─── Listed records ───

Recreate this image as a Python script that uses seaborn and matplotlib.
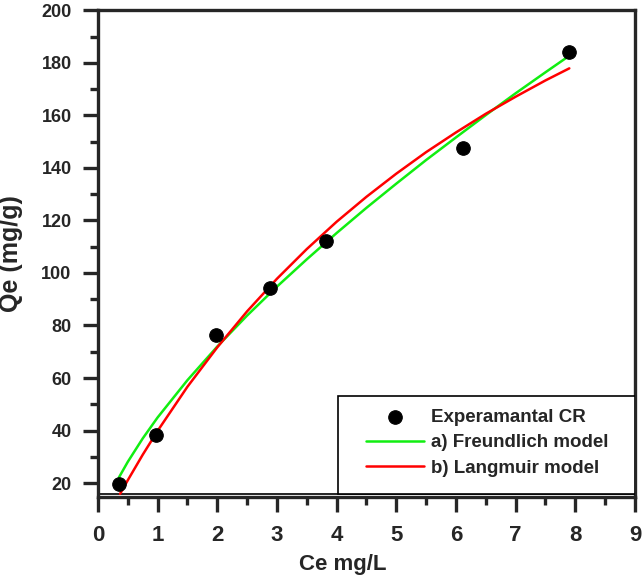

───
─── Listed records ───

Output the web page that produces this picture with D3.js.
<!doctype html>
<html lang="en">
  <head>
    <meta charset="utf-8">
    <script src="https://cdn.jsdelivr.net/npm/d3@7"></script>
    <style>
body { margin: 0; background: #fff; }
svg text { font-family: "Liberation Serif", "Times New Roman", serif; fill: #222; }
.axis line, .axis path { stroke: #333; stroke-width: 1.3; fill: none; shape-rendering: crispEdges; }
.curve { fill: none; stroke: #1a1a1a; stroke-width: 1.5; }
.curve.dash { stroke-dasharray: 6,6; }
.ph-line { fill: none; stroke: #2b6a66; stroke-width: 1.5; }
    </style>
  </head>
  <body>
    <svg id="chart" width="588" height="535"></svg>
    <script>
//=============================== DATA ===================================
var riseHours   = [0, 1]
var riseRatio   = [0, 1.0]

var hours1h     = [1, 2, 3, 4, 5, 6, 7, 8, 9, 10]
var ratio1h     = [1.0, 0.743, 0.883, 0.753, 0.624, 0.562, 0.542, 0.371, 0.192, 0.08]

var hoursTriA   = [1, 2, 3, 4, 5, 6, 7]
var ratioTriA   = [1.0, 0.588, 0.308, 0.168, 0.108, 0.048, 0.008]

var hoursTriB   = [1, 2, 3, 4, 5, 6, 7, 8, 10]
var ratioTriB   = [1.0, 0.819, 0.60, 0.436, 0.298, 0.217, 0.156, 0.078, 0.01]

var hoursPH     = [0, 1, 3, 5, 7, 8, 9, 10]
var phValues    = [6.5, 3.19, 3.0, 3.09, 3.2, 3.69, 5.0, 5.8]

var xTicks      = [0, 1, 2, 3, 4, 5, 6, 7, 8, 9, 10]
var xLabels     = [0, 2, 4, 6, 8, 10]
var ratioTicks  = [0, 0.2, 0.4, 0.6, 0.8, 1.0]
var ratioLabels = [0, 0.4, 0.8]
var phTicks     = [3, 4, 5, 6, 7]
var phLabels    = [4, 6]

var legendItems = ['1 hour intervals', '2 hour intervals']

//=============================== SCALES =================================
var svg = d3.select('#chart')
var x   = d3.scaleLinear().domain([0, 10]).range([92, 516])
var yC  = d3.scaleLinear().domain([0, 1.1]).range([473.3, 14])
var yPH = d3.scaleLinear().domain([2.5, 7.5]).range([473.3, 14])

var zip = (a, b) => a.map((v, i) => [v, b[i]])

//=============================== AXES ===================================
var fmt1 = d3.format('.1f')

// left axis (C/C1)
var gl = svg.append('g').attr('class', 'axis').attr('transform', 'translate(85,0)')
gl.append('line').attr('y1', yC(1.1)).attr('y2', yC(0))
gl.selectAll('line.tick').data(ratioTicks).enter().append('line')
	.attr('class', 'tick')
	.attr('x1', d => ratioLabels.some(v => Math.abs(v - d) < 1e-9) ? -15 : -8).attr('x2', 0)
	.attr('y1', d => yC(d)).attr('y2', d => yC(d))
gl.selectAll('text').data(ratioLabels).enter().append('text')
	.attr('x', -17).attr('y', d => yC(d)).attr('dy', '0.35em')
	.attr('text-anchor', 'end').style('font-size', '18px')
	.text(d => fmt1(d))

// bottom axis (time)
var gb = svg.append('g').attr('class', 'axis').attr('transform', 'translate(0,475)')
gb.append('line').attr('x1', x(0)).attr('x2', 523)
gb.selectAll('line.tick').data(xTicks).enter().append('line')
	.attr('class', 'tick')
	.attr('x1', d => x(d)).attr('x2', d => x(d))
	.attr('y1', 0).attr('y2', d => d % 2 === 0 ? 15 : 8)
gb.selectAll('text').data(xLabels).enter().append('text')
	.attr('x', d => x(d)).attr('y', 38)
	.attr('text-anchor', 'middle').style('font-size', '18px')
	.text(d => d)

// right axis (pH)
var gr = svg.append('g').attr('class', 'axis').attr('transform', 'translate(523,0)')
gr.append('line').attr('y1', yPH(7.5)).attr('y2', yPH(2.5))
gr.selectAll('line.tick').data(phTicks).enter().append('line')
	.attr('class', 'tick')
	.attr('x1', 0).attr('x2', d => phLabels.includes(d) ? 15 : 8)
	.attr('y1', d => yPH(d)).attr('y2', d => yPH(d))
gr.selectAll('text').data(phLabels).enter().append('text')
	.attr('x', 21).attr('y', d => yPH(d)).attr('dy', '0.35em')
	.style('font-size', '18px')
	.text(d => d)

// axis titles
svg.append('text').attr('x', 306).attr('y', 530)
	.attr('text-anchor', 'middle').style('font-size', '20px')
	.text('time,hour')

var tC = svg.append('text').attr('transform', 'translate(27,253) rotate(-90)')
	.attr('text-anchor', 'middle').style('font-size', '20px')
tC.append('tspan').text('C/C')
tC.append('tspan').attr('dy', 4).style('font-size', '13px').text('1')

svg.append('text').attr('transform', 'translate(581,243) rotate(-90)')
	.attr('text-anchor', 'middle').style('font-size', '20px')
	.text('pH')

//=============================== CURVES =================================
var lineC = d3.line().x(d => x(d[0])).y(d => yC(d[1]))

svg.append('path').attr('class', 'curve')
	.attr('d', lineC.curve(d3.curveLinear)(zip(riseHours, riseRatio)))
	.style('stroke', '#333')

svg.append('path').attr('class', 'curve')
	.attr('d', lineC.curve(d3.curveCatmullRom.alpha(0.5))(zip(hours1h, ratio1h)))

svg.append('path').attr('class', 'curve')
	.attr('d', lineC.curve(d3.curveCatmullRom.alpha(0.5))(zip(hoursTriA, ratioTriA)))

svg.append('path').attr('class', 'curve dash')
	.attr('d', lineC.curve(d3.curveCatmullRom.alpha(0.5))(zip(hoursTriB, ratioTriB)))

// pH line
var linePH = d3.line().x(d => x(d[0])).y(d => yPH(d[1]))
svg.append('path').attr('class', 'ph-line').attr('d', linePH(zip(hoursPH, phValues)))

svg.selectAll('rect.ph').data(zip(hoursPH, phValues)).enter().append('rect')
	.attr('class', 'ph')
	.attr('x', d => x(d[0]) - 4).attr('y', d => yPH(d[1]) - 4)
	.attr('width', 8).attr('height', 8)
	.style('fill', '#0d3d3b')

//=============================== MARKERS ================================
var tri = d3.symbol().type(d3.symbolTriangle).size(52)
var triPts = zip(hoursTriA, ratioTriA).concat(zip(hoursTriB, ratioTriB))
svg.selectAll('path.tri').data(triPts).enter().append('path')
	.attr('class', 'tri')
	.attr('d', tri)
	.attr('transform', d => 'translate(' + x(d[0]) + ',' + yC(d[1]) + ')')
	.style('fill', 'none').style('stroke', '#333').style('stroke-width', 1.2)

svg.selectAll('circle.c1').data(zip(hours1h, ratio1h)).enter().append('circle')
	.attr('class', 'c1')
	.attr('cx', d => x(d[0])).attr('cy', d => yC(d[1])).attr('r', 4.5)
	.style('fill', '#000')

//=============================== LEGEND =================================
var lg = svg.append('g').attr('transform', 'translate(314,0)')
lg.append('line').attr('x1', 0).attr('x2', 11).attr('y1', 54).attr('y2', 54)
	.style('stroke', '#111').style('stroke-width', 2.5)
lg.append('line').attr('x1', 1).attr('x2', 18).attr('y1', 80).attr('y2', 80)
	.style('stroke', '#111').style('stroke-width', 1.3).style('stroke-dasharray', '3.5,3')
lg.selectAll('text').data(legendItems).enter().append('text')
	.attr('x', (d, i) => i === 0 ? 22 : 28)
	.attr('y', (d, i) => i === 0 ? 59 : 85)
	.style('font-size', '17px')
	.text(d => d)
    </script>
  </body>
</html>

───
─── Listed records ───

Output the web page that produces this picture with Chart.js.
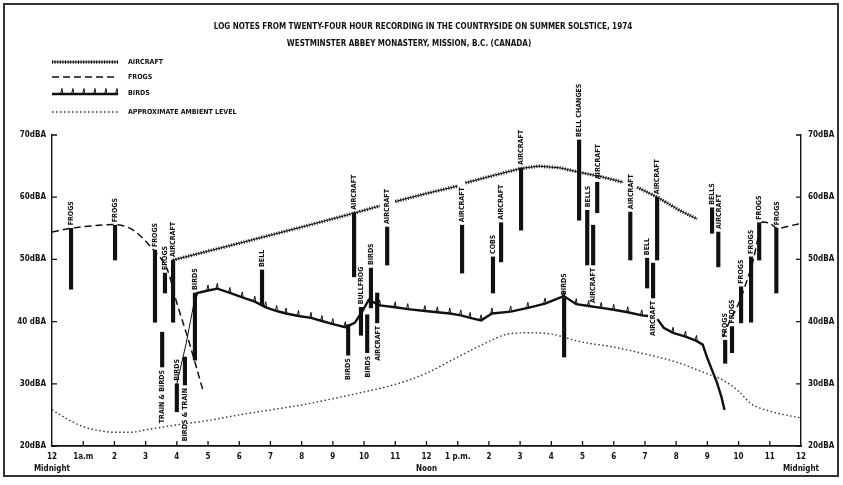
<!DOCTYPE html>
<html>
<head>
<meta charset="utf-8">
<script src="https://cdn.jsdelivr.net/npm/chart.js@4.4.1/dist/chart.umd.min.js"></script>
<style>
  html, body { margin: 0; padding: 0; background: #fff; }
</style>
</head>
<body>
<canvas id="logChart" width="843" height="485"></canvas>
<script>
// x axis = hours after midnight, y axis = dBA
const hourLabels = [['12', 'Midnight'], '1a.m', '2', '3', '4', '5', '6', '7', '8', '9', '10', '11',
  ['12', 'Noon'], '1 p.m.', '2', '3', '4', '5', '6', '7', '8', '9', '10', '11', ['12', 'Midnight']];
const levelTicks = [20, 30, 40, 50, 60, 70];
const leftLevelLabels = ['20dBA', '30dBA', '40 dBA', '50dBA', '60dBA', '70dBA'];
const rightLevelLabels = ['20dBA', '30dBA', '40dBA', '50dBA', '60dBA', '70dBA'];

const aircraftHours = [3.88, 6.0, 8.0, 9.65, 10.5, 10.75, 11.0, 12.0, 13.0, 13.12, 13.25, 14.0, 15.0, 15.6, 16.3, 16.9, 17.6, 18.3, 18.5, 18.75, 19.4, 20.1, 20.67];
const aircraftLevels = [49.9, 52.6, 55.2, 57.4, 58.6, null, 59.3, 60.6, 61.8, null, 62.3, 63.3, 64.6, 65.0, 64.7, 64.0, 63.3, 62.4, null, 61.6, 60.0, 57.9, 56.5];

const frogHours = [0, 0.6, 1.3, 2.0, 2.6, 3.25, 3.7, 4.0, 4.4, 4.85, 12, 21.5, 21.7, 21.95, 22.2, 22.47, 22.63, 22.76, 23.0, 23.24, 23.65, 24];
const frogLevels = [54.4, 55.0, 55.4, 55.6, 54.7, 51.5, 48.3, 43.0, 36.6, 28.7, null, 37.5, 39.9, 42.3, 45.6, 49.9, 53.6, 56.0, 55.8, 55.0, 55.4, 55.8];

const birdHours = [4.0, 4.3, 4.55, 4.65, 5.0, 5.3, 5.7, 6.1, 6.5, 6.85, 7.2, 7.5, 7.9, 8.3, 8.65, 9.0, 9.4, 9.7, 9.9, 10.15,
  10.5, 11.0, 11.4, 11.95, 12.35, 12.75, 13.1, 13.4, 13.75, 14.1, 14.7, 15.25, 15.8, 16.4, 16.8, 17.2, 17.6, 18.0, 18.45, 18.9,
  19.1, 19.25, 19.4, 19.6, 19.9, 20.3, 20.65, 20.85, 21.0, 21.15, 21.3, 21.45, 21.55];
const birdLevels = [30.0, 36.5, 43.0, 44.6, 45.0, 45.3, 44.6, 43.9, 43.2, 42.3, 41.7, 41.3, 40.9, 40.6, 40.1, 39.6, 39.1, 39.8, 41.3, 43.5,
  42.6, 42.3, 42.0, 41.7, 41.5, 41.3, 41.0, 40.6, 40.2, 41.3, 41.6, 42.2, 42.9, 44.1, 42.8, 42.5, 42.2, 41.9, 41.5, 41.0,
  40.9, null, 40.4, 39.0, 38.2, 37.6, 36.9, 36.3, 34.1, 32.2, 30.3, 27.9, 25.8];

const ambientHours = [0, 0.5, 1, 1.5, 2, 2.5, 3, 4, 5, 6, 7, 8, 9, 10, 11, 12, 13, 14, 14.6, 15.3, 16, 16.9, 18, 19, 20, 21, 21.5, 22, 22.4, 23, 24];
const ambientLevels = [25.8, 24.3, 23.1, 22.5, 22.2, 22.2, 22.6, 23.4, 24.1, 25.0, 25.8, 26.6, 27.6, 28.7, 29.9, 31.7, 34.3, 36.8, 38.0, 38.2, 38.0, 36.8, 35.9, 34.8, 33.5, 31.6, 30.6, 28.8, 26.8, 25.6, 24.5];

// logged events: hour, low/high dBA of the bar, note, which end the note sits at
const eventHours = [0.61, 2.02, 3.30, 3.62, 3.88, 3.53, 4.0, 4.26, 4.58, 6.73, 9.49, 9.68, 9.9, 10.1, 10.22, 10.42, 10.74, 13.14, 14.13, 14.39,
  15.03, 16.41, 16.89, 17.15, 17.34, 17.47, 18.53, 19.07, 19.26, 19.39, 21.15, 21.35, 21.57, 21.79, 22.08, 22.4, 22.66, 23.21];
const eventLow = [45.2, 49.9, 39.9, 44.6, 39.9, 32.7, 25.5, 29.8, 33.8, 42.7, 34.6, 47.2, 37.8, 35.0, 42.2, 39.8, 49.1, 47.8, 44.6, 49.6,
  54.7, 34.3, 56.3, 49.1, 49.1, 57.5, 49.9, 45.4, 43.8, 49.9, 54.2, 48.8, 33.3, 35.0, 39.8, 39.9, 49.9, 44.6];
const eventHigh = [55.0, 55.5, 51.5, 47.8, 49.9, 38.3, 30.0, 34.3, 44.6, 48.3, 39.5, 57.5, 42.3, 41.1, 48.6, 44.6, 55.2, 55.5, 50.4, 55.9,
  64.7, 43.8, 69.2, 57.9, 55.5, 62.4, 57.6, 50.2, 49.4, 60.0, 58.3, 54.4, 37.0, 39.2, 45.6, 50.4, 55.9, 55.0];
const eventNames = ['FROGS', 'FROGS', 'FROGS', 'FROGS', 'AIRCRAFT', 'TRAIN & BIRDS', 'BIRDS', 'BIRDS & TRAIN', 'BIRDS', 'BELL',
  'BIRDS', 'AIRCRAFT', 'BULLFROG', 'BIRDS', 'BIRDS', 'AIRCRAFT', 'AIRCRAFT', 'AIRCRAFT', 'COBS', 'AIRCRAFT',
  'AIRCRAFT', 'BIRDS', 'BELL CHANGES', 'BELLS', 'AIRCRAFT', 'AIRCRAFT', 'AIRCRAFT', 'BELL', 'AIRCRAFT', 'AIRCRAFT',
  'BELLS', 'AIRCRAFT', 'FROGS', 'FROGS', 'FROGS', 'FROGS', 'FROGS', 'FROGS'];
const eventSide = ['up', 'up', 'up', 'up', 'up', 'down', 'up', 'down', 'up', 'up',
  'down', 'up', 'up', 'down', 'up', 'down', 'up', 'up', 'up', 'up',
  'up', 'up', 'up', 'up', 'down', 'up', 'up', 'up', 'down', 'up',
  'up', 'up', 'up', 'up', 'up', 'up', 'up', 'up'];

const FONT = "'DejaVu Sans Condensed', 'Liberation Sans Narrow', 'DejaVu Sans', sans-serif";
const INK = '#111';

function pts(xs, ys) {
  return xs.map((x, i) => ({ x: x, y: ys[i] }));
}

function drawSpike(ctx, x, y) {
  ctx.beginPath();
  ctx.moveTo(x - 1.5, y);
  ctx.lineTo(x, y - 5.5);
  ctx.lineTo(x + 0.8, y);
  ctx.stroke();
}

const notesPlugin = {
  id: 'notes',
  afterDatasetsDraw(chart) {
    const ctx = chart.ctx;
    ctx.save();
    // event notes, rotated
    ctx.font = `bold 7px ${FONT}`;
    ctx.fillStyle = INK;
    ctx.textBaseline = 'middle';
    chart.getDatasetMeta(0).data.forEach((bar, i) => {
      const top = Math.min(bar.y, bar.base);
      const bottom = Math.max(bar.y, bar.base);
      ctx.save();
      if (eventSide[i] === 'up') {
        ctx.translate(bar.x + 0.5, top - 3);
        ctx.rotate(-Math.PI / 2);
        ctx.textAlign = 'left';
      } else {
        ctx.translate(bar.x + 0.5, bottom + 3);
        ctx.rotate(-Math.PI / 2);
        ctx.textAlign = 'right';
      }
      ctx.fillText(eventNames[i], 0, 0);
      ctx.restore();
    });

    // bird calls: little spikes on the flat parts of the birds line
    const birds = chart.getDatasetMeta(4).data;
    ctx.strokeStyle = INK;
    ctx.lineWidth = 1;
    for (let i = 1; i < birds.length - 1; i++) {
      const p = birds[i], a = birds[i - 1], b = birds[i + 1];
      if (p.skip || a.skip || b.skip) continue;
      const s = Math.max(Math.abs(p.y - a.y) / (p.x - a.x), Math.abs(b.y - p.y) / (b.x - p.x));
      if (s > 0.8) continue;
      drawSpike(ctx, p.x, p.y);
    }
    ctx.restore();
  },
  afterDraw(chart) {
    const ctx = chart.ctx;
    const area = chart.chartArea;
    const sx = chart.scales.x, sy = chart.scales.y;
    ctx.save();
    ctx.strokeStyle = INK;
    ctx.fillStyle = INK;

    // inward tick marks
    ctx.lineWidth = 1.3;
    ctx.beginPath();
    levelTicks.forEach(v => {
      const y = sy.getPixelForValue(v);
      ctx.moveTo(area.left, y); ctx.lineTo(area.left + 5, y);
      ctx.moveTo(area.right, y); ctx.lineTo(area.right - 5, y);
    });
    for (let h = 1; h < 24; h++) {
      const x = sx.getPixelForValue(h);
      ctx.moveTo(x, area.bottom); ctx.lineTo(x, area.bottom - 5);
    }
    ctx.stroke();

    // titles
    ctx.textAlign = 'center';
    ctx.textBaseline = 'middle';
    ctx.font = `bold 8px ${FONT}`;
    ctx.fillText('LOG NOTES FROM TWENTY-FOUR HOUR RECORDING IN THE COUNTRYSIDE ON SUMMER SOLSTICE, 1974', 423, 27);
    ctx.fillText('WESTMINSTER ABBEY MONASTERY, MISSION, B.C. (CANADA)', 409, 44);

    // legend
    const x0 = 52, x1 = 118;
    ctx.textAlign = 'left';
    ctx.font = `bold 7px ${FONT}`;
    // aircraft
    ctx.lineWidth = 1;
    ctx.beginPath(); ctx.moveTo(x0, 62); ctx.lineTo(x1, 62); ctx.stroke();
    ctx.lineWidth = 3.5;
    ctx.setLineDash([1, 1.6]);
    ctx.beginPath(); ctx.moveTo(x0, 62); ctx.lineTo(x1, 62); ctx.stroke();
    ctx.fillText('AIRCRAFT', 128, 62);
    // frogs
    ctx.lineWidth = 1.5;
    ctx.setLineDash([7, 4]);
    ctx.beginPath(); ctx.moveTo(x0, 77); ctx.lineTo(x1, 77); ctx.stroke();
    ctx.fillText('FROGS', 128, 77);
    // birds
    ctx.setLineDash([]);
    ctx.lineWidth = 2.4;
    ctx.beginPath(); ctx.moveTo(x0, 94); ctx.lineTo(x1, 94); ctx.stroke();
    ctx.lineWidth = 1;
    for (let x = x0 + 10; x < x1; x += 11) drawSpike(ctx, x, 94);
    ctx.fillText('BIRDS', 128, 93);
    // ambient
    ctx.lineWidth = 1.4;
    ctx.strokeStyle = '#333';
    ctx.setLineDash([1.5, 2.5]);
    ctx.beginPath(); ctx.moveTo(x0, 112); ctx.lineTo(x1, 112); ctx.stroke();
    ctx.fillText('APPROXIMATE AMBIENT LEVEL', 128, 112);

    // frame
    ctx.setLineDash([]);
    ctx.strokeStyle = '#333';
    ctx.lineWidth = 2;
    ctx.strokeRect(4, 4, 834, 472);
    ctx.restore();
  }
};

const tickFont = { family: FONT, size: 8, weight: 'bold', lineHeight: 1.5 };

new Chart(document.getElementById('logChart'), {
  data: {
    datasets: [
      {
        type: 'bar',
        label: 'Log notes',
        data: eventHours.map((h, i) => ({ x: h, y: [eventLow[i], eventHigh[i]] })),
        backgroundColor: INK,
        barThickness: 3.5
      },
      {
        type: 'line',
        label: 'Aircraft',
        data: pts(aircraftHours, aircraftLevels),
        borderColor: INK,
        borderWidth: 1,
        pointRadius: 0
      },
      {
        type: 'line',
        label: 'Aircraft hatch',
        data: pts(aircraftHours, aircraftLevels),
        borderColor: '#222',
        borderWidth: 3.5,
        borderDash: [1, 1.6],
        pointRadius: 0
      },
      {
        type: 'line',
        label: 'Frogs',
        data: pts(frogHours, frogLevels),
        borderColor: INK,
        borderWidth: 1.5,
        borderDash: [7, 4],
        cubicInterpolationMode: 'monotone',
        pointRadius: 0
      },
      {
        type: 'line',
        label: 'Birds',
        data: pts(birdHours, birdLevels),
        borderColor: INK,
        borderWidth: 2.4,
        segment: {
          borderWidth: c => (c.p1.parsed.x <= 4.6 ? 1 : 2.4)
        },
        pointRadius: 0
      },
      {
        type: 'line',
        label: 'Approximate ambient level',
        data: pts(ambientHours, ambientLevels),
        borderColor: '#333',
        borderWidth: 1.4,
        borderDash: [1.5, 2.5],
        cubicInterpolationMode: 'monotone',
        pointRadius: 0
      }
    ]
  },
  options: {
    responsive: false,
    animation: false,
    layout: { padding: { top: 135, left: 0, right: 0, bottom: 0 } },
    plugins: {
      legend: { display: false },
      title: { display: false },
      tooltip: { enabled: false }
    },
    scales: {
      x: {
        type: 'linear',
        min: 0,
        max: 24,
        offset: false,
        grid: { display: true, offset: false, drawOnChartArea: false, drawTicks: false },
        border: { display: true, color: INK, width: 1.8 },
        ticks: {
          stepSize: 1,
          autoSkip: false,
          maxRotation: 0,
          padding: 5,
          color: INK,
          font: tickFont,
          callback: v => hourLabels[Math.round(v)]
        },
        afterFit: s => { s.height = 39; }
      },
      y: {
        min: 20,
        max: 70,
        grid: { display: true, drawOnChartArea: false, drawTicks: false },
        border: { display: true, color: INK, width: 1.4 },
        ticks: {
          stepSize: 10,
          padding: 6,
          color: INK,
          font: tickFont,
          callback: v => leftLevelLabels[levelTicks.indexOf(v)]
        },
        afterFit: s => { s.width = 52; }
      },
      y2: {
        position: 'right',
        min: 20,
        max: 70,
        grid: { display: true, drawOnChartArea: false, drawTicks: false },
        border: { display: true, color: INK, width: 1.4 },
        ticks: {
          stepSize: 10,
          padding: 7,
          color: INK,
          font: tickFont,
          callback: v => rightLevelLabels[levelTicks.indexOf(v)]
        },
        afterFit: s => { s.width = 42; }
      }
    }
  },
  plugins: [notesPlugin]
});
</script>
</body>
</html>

───

What you should do >>
Copy out each line of the records that holds the string "script".

Task solution >>
Recreate this image as a Python script that uses seaborn and matplotlib.
    <script src="https://cdn.jsdelivr.net/npm/d3@7"></script>
    <script>
    </script>
<script src="https://cdn.jsdelivr.net/npm/chart.js@4.4.1/dist/chart.umd.min.js"></script>
<script>
</script>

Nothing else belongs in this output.